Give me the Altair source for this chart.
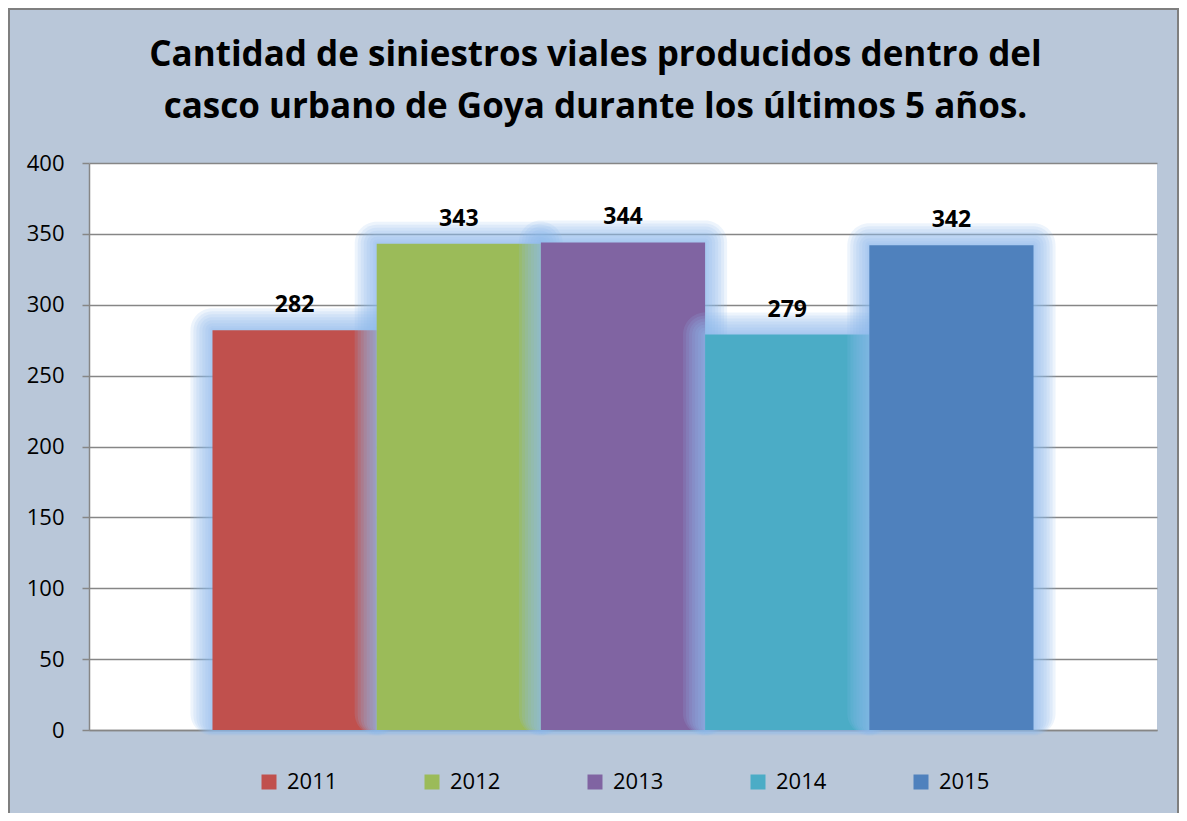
import altair as alt
import pandas as pd

years = ["2011", "2012", "2013", "2014", "2015"]
counts = [282, 343, 344, 279, 342]
colors = ["#C0504D", "#9BBB59", "#8064A2", "#4BACC6", "#4F81BD"]
title_lines = [
    "Cantidad de siniestros viales producidos dentro del",
    "casco urbano de Goya durante los últimos 5 años.",
]
y_ticks = [0, 50, 100, 150, 200, 250, 300, 350, 400]

df = pd.DataFrame({"year": years, "count": counts})

W, H = 1068, 567
PAD = {"left": 81, "top": 155, "right": 22, "bottom": 83}
FONT = "Open Sans"
GRID = "#868686"
YMAX = 400
BAR_W = W / (len(years) + 2 * 0.752)
PX = YMAX / H  # data units per pixel

x_enc = alt.X(
    "year:N",
    scale=alt.Scale(domain=years, paddingInner=0, paddingOuter=0.752),
    axis=alt.Axis(labels=False, ticks=False, title=None,
                  domainColor=GRID, domainWidth=1.5),
)
y_scale = alt.Scale(domain=[0, YMAX], nice=False)
y_enc = alt.Y(
    "count:Q",
    scale=y_scale,
    axis=alt.Axis(values=y_ticks, title=None, labelFontSize=22, labelFont=FONT,
                  labelColor="black", labelPadding=18, tickSize=7, tickColor=GRID,
                  tickWidth=1.5, gridColor=GRID, gridWidth=1.5, domainColor=GRID,
                  domainWidth=1.5),
)

legend = alt.Legend(orient="none", direction="horizontal", legendX=169,
                    legendY=608, title=None, symbolType="square",
                    symbolSize=225, symbolStrokeWidth=0, labelFontSize=22,
                    labelFont=FONT, labelColor="black", labelOffset=7,
                    columnPadding=83, columns=5)
color_enc = alt.Color("year:N", scale=alt.Scale(domain=years, range=colors),
                      legend=legend)

base = alt.Chart(df).encode(x=x_enc, y=y_enc)

layers = []
for yr in years:
    sub = base.transform_filter(alt.datum.year == yr)
    for k in [22, 19, 16, 13, 10, 7, 4, 2]:
        layers.append(
            sub.transform_calculate(
                gtop=f"datum.count + {k * PX}", gbot=f"{-0.25 * k * PX}"
            ).mark_bar(color="#8DBBEE", opacity=0.16, width=BAR_W + 2 * k,
                       cornerRadius=k).encode(
                y=alt.Y("gtop:Q", scale=y_scale, stack=None, title=None),
                y2="gbot:Q",
            )
        )
    layers.append(sub.mark_bar(width=BAR_W).encode(color=color_enc))

labels = base.mark_text(dy=-18, baseline="alphabetic", fontSize=23, font=FONT,
                        fontWeight="bold", color="black").encode(text="count:Q")

frame = alt.Chart(pd.DataFrame({"a": [0]})).mark_rect(
    fill=None, stroke="#7F7F7F", strokeWidth=2
).encode(
    x=alt.value(-PAD["left"] + 1), x2=alt.value(W + PAD["right"] - 1),
    y=alt.value(-PAD["top"] + 1), y2=alt.value(H + PAD["bottom"] + 10),
)

chart = alt.layer(*layers, labels, frame).properties(
    width=W, height=H,
    title=alt.TitleParams(text=title_lines, fontSize=35, font=FONT,
                          fontWeight="bold", color="black", anchor="middle",
                          frame="group", dx=-27.5, offset=-117, lineHeight=52),
    autosize=alt.AutoSizeParams(type="none"),
    padding=PAD,
).configure(background="#B9C7D9").configure_view(fill="white", stroke=None)

chart.save("out.html", embed_options={"renderer": "svg", "actions": False})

* [SET TASK] Transcribe the listing above verbatim. Omit the pictures.

* [RESULT OF THE EXERCISE]
Give me the Altair source for this chart.
import altair as alt
import pandas as pd

years = ["2011", "2012", "2013", "2014", "2015"]
counts = [282, 343, 344, 279, 342]
colors = ["#C0504D", "#9BBB59", "#8064A2", "#4BACC6", "#4F81BD"]
title_lines = [
    "Cantidad de siniestros viales producidos dentro del",
    "casco urbano de Goya durante los últimos 5 años.",
]
y_ticks = [0, 50, 100, 150, 200, 250, 300, 350, 400]

df = pd.DataFrame({"year": years, "count": counts})

W, H = 1068, 567
PAD = {"left": 81, "top": 155, "right": 22, "bottom": 83}
FONT = "Open Sans"
GRID = "#868686"
YMAX = 400
BAR_W = W / (len(years) + 2 * 0.752)
PX = YMAX / H  # data units per pixel

x_enc = alt.X(
    "year:N",
    scale=alt.Scale(domain=years, paddingInner=0, paddingOuter=0.752),
    axis=alt.Axis(labels=False, ticks=False, title=None,
                  domainColor=GRID, domainWidth=1.5),
)
y_scale = alt.Scale(domain=[0, YMAX], nice=False)
y_enc = alt.Y(
    "count:Q",
    scale=y_scale,
    axis=alt.Axis(values=y_ticks, title=None, labelFontSize=22, labelFont=FONT,
                  labelColor="black", labelPadding=18, tickSize=7, tickColor=GRID,
                  tickWidth=1.5, gridColor=GRID, gridWidth=1.5, domainColor=GRID,
                  domainWidth=1.5),
)

legend = alt.Legend(orient="none", direction="horizontal", legendX=169,
                    legendY=608, title=None, symbolType="square",
                    symbolSize=225, symbolStrokeWidth=0, labelFontSize=22,
                    labelFont=FONT, labelColor="black", labelOffset=7,
                    columnPadding=83, columns=5)
color_enc = alt.Color("year:N", scale=alt.Scale(domain=years, range=colors),
                      legend=legend)

base = alt.Chart(df).encode(x=x_enc, y=y_enc)

layers = []
for yr in years:
    sub = base.transform_filter(alt.datum.year == yr)
    for k in [22, 19, 16, 13, 10, 7, 4, 2]:
        layers.append(
            sub.transform_calculate(
                gtop=f"datum.count + {k * PX}", gbot=f"{-0.25 * k * PX}"
            ).mark_bar(color="#8DBBEE", opacity=0.16, width=BAR_W + 2 * k,
                       cornerRadius=k).encode(
                y=alt.Y("gtop:Q", scale=y_scale, stack=None, title=None),
                y2="gbot:Q",
            )
        )
    layers.append(sub.mark_bar(width=BAR_W).encode(color=color_enc))

labels = base.mark_text(dy=-18, baseline="alphabetic", fontSize=23, font=FONT,
                        fontWeight="bold", color="black").encode(text="count:Q")

frame = alt.Chart(pd.DataFrame({"a": [0]})).mark_rect(
    fill=None, stroke="#7F7F7F", strokeWidth=2
).encode(
    x=alt.value(-PAD["left"] + 1), x2=alt.value(W + PAD["right"] - 1),
    y=alt.value(-PAD["top"] + 1), y2=alt.value(H + PAD["bottom"] + 10),
)

chart = alt.layer(*layers, labels, frame).properties(
    width=W, height=H,
    title=alt.TitleParams(text=title_lines, fontSize=35, font=FONT,
                          fontWeight="bold", color="black", anchor="middle",
                          frame="group", dx=-27.5, offset=-117, lineHeight=52),
    autosize=alt.AutoSizeParams(type="none"),
    padding=PAD,
).configure(background="#B9C7D9").configure_view(fill="white", stroke=None)

chart.save("out.html", embed_options={"renderer": "svg", "actions": False})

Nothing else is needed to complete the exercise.